Was darf im Mietvertrag stehen?
Auch hinsichtlich des Inhalts des Mietvertrags hat rein gar nichts geändert. Ein grosser Teil der mietrechtlichen Bestimmungen ist zwingender Natur. D.h., dass es nicht zulässig ist, vertraglich von ihnen abzuweichen. Abmachungen, welche in Widerspruch zu den zwingenden Vorschriften stehen, sind nichtig, können also keine Wirksamkeit entfalten. Das war vor dem 9. Februar so und bleibt auch so. Das ist auf Bundesebene festgelegt und kann nicht auf kantonaler Ebene geändert werden.

Wann darf der Anfangsmietzins angefochten werden?
Gemäss Art. 270 OR kann der Mieter den Anfangsmietzins innert 30 Tagen nach Übernahme der Sache bei der Schlichtungsbehörde als missbräuchlich anfechten und dessen Herabsetzung verlangen, wenn der Vermieter den Anfangsmietzins gegenüber dem früheren Mietzins für dieselbe Sache erheblich erhöht hat. Unter erheblicher Erhöhung versteht man eine solche, die 10 Prozente übersteigt. Wurde der Mietzins beim Mieterwechsel um mehr als 10 Prozent erhöht, heisst das aber nicht automatisch, dass er im Anfechtungsfalle gesenkt werden muss. Es bedeutet lediglich, dass er angefochten werden kann, so dass die Schlichtungsbehörde bzw. das Mietgericht prüfen können, ob er missbräuchlich ist.
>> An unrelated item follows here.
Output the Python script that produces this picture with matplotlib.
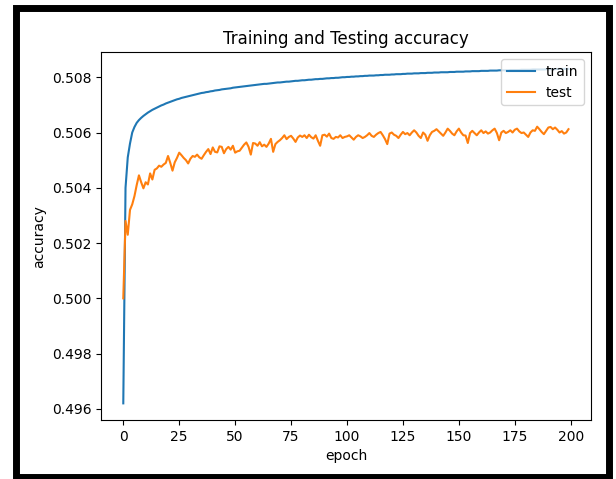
#!/usr/bin/env python3
"""
Training / testing accuracy curves per epoch
"""
import matplotlib.pyplot as plt
from matplotlib.patches import Rectangle

EPOCHS = list(range(200))

TRAIN_ACC = [
    0.49620, 0.50400, 0.50510, 0.50560, 0.50600, 0.50620, 0.50635, 0.50645, 0.50653, 0.50660,
    0.50666, 0.50672, 0.50677, 0.50682, 0.50686, 0.50690, 0.50694, 0.50698, 0.50701, 0.50705,
    0.50708, 0.50711, 0.50714, 0.50717, 0.50720, 0.50722, 0.50725, 0.50727, 0.50729, 0.50731,
    0.50733, 0.50735, 0.50737, 0.50739, 0.50741, 0.50743, 0.50744, 0.50746, 0.50747, 0.50749,
    0.50750, 0.50752, 0.50753, 0.50754, 0.50756, 0.50757, 0.50758, 0.50759, 0.50760, 0.50762,
    0.50763, 0.50764, 0.50765, 0.50766, 0.50767, 0.50768, 0.50769, 0.50770, 0.50771, 0.50772,
    0.50773, 0.50774, 0.50775, 0.50776, 0.50776, 0.50777, 0.50778, 0.50779, 0.50780, 0.50781,
    0.50781, 0.50782, 0.50783, 0.50784, 0.50784, 0.50785, 0.50786, 0.50787, 0.50787, 0.50788,
    0.50789, 0.50789, 0.50790, 0.50791, 0.50791, 0.50792, 0.50793, 0.50793, 0.50794, 0.50794,
    0.50795, 0.50796, 0.50796, 0.50797, 0.50797, 0.50798, 0.50798, 0.50799, 0.50800, 0.50800,
    0.50801, 0.50801, 0.50802, 0.50802, 0.50803, 0.50803, 0.50804, 0.50804, 0.50805, 0.50805,
    0.50806, 0.50806, 0.50806, 0.50807, 0.50807, 0.50808, 0.50808, 0.50809, 0.50809, 0.50809,
    0.50810, 0.50810, 0.50811, 0.50811, 0.50811, 0.50812, 0.50812, 0.50813, 0.50813, 0.50813,
    0.50814, 0.50814, 0.50814, 0.50815, 0.50815, 0.50815, 0.50816, 0.50816, 0.50816, 0.50817,
    0.50817, 0.50817, 0.50818, 0.50818, 0.50818, 0.50818, 0.50819, 0.50819, 0.50819, 0.50820,
    0.50820, 0.50820, 0.50820, 0.50821, 0.50821, 0.50821, 0.50822, 0.50822, 0.50822, 0.50822,
    0.50823, 0.50823, 0.50823, 0.50823, 0.50824, 0.50824, 0.50824, 0.50824, 0.50825, 0.50825,
    0.50825, 0.50825, 0.50825, 0.50826, 0.50826, 0.50826, 0.50826, 0.50826, 0.50827, 0.50827,
    0.50827, 0.50827, 0.50827, 0.50828, 0.50828, 0.50828, 0.50828, 0.50828, 0.50828, 0.50829,
    0.50829, 0.50829, 0.50829, 0.50829, 0.50830, 0.50830, 0.50830, 0.50830, 0.50830, 0.50830,
]

TEST_ACC = [
    0.50000, 0.50280, 0.50230, 0.50320, 0.50340, 0.50370, 0.50410, 0.50445, 0.50420, 0.50398,
    0.50420, 0.50412, 0.50452, 0.50430, 0.50465, 0.50470, 0.50480, 0.50476, 0.50484, 0.50490,
    0.50515, 0.50490, 0.50462, 0.50492, 0.50508, 0.50527, 0.50518, 0.50508, 0.50500, 0.50488,
    0.50505, 0.50515, 0.50512, 0.50520, 0.50510, 0.50505, 0.50518, 0.50530, 0.50540, 0.50522,
    0.50546, 0.50530, 0.50528, 0.50550, 0.50548, 0.50525, 0.50540, 0.50548, 0.50538, 0.50552,
    0.50527, 0.50532, 0.50534, 0.50545, 0.50556, 0.50564, 0.50548, 0.50520, 0.50562, 0.50560,
    0.50552, 0.50565, 0.50550, 0.50556, 0.50548, 0.50560, 0.50577, 0.50530, 0.50558, 0.50566,
    0.50572, 0.50580, 0.50590, 0.50576, 0.50584, 0.50588, 0.50578, 0.50566, 0.50582, 0.50589,
    0.50584, 0.50590, 0.50580, 0.50592, 0.50583, 0.50578, 0.50590, 0.50570, 0.50552, 0.50590,
    0.50592, 0.50585, 0.50596, 0.50580, 0.50577, 0.50584, 0.50582, 0.50590, 0.50580, 0.50584,
    0.50586, 0.50590, 0.50582, 0.50574, 0.50584, 0.50590, 0.50586, 0.50580, 0.50584, 0.50590,
    0.50598, 0.50588, 0.50584, 0.50592, 0.50598, 0.50602, 0.50590, 0.50576, 0.50558, 0.50596,
    0.50600, 0.50592, 0.50588, 0.50580, 0.50592, 0.50602, 0.50594, 0.50598, 0.50590, 0.50600,
    0.50608, 0.50600, 0.50588, 0.50580, 0.50600, 0.50592, 0.50570, 0.50590, 0.50602, 0.50606,
    0.50612, 0.50604, 0.50596, 0.50588, 0.50600, 0.50614, 0.50606, 0.50596, 0.50590, 0.50604,
    0.50614, 0.50600, 0.50590, 0.50589, 0.50562, 0.50598, 0.50606, 0.50598, 0.50590, 0.50600,
    0.50608, 0.50598, 0.50604, 0.50596, 0.50600, 0.50608, 0.50614, 0.50598, 0.50572, 0.50600,
    0.50606, 0.50598, 0.50602, 0.50608, 0.50600, 0.50610, 0.50614, 0.50604, 0.50598, 0.50600,
    0.50592, 0.50584, 0.50600, 0.50608, 0.50606, 0.50621, 0.50612, 0.50602, 0.50594, 0.50606,
    0.50618, 0.50620, 0.50612, 0.50618, 0.50610, 0.50600, 0.50605, 0.50596, 0.50600, 0.50612,
]


def plot_accuracy(output):
    fig = plt.figure(figsize=(6.16, 4.79), dpi=100)
    ax = fig.add_axes([0.164, 0.123, 0.795, 0.768])

    ax.plot(EPOCHS, TRAIN_ACC, label='train')
    ax.plot(EPOCHS, TEST_ACC, label='test')
    ax.set_title('Training and Testing accuracy')
    ax.set_ylabel('accuracy')
    ax.set_xlabel('epoch')
    ax.set_xticks(range(0, 201, 25))
    ax.legend(loc='upper right')

    # black frame around the whole screenshot
    fig.patches.append(Rectangle((0.0252, 0.0042), 0.9634, 0.9791, fill=False,
                                 lw=5, ec='black', transform=fig.transFigure))

    fig.savefig(output, dpi=100)
    plt.close(fig)


if __name__ == '__main__':
    plot_accuracy('out.png')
Ein Mieter beispielsweise, der sich darauf beruft, dass sein Anfangsmietzins nicht ortsüblich ist, müsste dies beweisen.
Wurde der Mietzins nicht um mehr als 10 Prozent erhöht, könnte der neue Mieter den Anfangsmietzins nur anfechten, wenn er sich wegen einer persönlichen oder familiären Notlage oder wegen der Verhältnisse auf dem örtlichen Markt für Wohn- und Geschäftsräume zum Vertragsabschluss gezwungen sah. In der Praxis hat diese Anfechtungsmöglichkeit zumindest bisher jedoch keine Rolle gespielt.
Auch diese Vorschriften haben mit der abgeschafften Formularpflicht nichts zu tun und bleiben unverändert bestehen. Die Anfechtungsrechte der Mieter werden durch das Abstimmungsergebnis in keiner Weise tangiert. Allerdings wurden sie schon in der Vergangenheit kaum genutzt. 2001 gab es im ganzen Kanton ganze 10 solche Anfechtungen, 2000 sogar nur 6!

Die Informationspflicht des Vermieters
Der Vermieter muss – sofern das Abstimmungsergebnis erwahrt wird – nicht mehr jedem neuen Mieter das umstrittene Formular aushändigen. Aber Art. 256a OR bestimmt, dass der Mieter verlangen kann, dass ihm die Höhe des Mietzinses des vorangegangenen Mietverhältnisses mitgeteilt wird. Hat er Anlass zur Vermutung, dass der Mietzins erstens missbräuchlich – z.B. nicht ortsüblich – und zweitens beim Mieterwechsel massiv erhöht worden ist, kann er von seinem Vertragspartner entsprechende Auskunft verlangen. Er kann das natürlich auch in allen anderen Fällen tun. In diesen nützt ihn die Information aber nichts.

Fazit
Wie im Abstimmungskampf vom Hauseigentümerverband immer wieder betont, ändert sich nur, dass das eine Stück Papier nicht mehr ausgefüllt werden muss. Im Übrigen bleiben die Rechte der Mieter und die Pflichten der Vermieter unverändert.